Not carnage—though that came later—but Carnidge, with a capital C, like a fist in your throat. She was molded in the chaos of UPW’s Huntington Beach sweatbox, where the ropes smelled like dreams gone sour and the turnbuckles offered no forgiveness. She took to wrestling like a barfight took to a Saturday night—instinctively, ferociously, and with enough pain to make it beautiful.

She wasn’t a gimmick. She was a fighter who’d learned how to fall and never made the same mistake twice. Her opponents—April Hunter, Nikki Roxx—came in sculpted like statues, but Carnidge came in like a jackhammer with mascara, all sinew and snapmare. She earned her contract with the World Wrestling Federation in August of 1999 the hard way: through bone and blood, through bumps taken on indie mats held together with duct tape and a promise.
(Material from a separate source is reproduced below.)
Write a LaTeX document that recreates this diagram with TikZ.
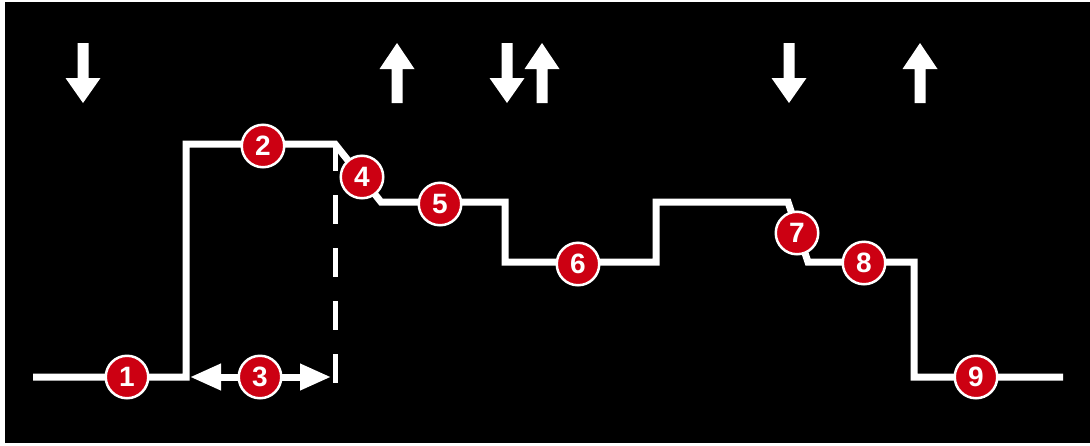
\documentclass[tikz,border=0pt]{standalone}
\usepackage{fontspec}
\setsansfont{Liberation Sans}
\usetikzlibrary{arrows.meta}
\definecolor{badgered}{RGB}{204,0,18}
\begin{document}
\begin{tikzpicture}[x=1pt,y=-1pt,
  trace/.style={white,line width=7pt,line join=miter},
  guide/.style={white,line width=5pt,dash pattern=on 29pt off 24pt},
  span/.style={white,line width=7pt,
    {Triangle[length=31pt,width=25pt]}-{Triangle[length=31pt,width=25pt]}},
  badge/.style={circle,fill=badgered,draw=white,line width=2.5pt,
    minimum size=42.5pt,inner sep=0pt,text=white,
    font=\sffamily\bfseries\fontsize{28}{28}\selectfont},
  downarr/.pic={\fill[white] (-5.5,-60) -- (5.5,-60) -- (5.5,-25) -- (17.5,-25)
    -- (0,0) -- (-17.5,-25) -- (-5.5,-25) -- cycle;},
  uparr/.pic={\fill[white] (-5.5,60) -- (5.5,60) -- (5.5,26) -- (17.5,26)
    -- (0,0) -- (-17.5,26) -- (-5.5,26) -- cycle;}]
\useasboundingbox (0,0) rectangle (1090,445);
\fill[white] (0,0) rectangle (1090,445);
\fill[black] (5,1.5) rectangle (1090,443);

% corner points of the profile
\coordinate (p0) at (33,377);
\coordinate (p1) at (186,377);
\coordinate (p2) at (186,144);
\coordinate (p3) at (335,144);
\coordinate (p4) at (381,202);
\coordinate (p5) at (505,202);
\coordinate (p6) at (505,262);
\coordinate (p7) at (656,262);
\coordinate (p8) at (656,202);
\coordinate (p9) at (788,202);
\coordinate (p10) at (808,262);
\coordinate (p11) at (914,262);
\coordinate (p12) at (914,377);
\coordinate (p13) at (1063,377);

% vertical guide and span arrow
\coordinate (g0) at (335,142);
\coordinate (g1) at (335,384);
\draw[guide] (g0) -- (g1);
\coordinate (s0) at (190,377);
\coordinate (s1) at (331,377);
\draw[span] (s0) -- (s1);

% profile
\draw[trace] (p0) -- (p1) -- (p2) -- (p3) -- (p4) -- (p5) -- (p6) -- (p7)
  -- (p8) -- (p9) -- (p10) -- (p11) -- (p12) -- (p13);

% numbered badges
\node[badge] (c1) at (127,377) {1};
\node[badge] (c2) at (263,146) {2};
\node[badge] (c3) at (260,377) {3};
\node[badge] (c4) at (362,177) {4};
\node[badge] (c5) at (440,204) {5};
\node[badge] (c6) at (578,264) {6};
\node[badge] (c7) at (797,233) {7};
\node[badge] (c8) at (864,263) {8};
\node[badge] (c9) at (976,377) {9};

% direction arrows along the top
\pic (a1) at (83,103) {downarr};
\pic (a2) at (397,43) {uparr};
\pic (a3) at (507,103) {downarr};
\pic (a4) at (542,43) {uparr};
\pic (a5) at (789,103) {downarr};
\pic (a6) at (920,43) {uparr};
\end{tikzpicture}
\end{document}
But like all great misfits who slip into Vince McMahon’s machine, Caryn Mower was twisted into something else. Gone was the martial artist with a 1000-yard stare. In her place came Muffy, a psychotic personal trainer gimmick who was supposed to “motivate” the audience by calling them fat and feckless. You could smell the desperation on the character. It stank of late-night writers room panic, the kind that threw spaghetti at the wall and hoped someone slipped on it.
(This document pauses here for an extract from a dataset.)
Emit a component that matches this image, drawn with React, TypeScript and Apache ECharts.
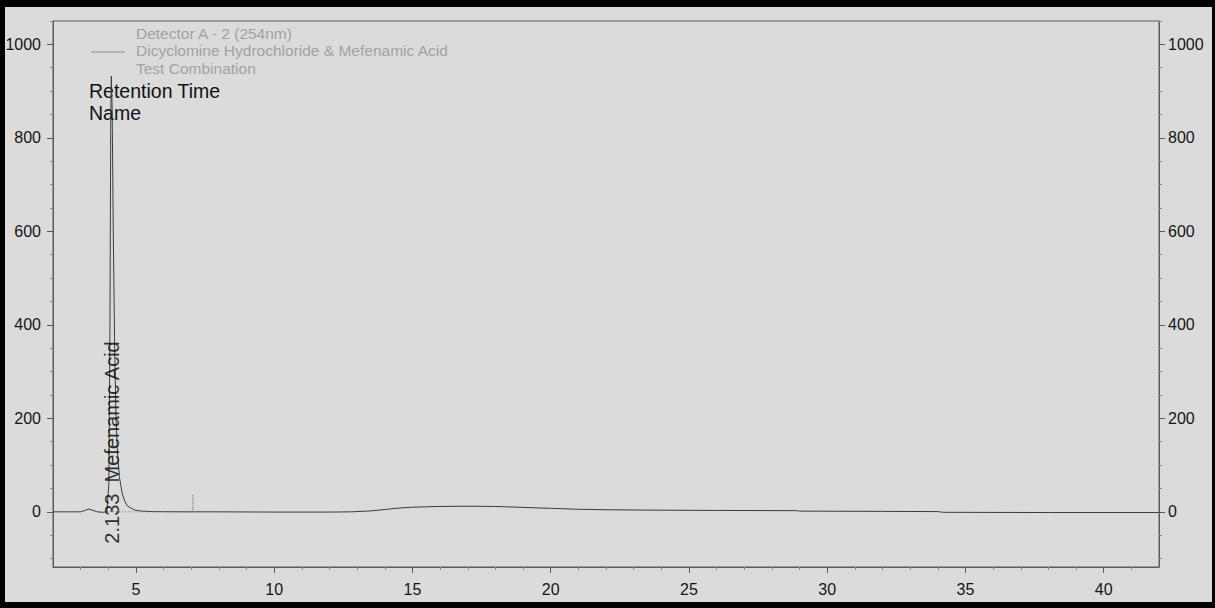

She was paired with Stephanie McMahon, briefly, like a punchline in a joke no one remembers. She insulted the crowd. She flexed and screamed and foamed at the mouth in dark matches. And just like that—after only two televised appearances—Muffy was gone, like a cigarette crushed out in a locker room ashtray.

They didn’t know what to do with her. They didn’t know what they had. The WWF signed a storm and asked it to play jazzercise. So Mower went back to UPW, back to indie rings and stunt sets, where people understood that pain wasn’t a gimmick—it was currency.

By 2003, the ring stopped calling. Wrestling moved on. But Caryn Mower was never just a wrestler. She was still leaping off buildings and throwing punches for pay. She found work where others found rejection. If there was a body that needed to be hurled down a flight of stairs, Caryn Mower was your woman. She doubled for everyone from vampires on Buffy to gangsters in Crossing Jordan. She walked through the fire in Poseidon, took bullets in Collateral, and made the mayhem look so good, you forgot to blink.

She never won a belt. She never headlined a pay-per-view. But that’s the tragedy of someone like Mower. The business has always had a habit of shelving women like her—too tough to play eye candy, too legit to be a sideshow. The suits in Stamford wanted someone who could squeal on cue and look good in a catfight. They didn’t want a black belt throwing judo tosses on live TV. They wanted cleavage. Mower gave them carnage.

You could call her a footnote in the Attitude Era. But that would be wrong. Caryn Mower was a flash of lightning in a business addicted to thunder. She was a woman who slammed and kicked and choked and clawed in the margins of fame. The kind of woman who never needed pyro, because she lit her own damn fire.

Post-wrestling, she became Hollywood’s go-to for danger with a pulse. Her résumé reads like a drunken night at Blockbuster: The Flintstones in Viva Rock Vegas, AI: Artificial Intelligence, Malcolm in the Middle, Room 401, Firefly. She wasn’t always the lead, but she was always in the thick of it—flipping, falling, getting up again. That’s what she did. That’s who she was.

Caryn Mower never got her WrestleMania moment. But she didn’t need one. She had blood under her nails and stories written in scar tissue. She lived in the background, where the real work happens. She didn’t climb the ladder of success—she threw it over her shoulder and dared anyone to follow.

In a business that too often chews up women and spits them out with fake eyelashes and forgotten storylines, Caryn Mower stands as a reminder that being tough as hell doesn’t always mean you make it to the top. Sometimes it just means you survive with your dignity, your black belts, and your spine intact.

So here’s to Carnidge—the woman who could have been a contender, had they only let her be herself. Here’s to Muffy—the gimmick that never fit, but still swung hard. And here’s to Caryn Mower—the stuntwoman, the fighter, the forgotten fury.

Some stars burn fast. Some just keep falling. Caryn Mower? She set her own damn sky on fire.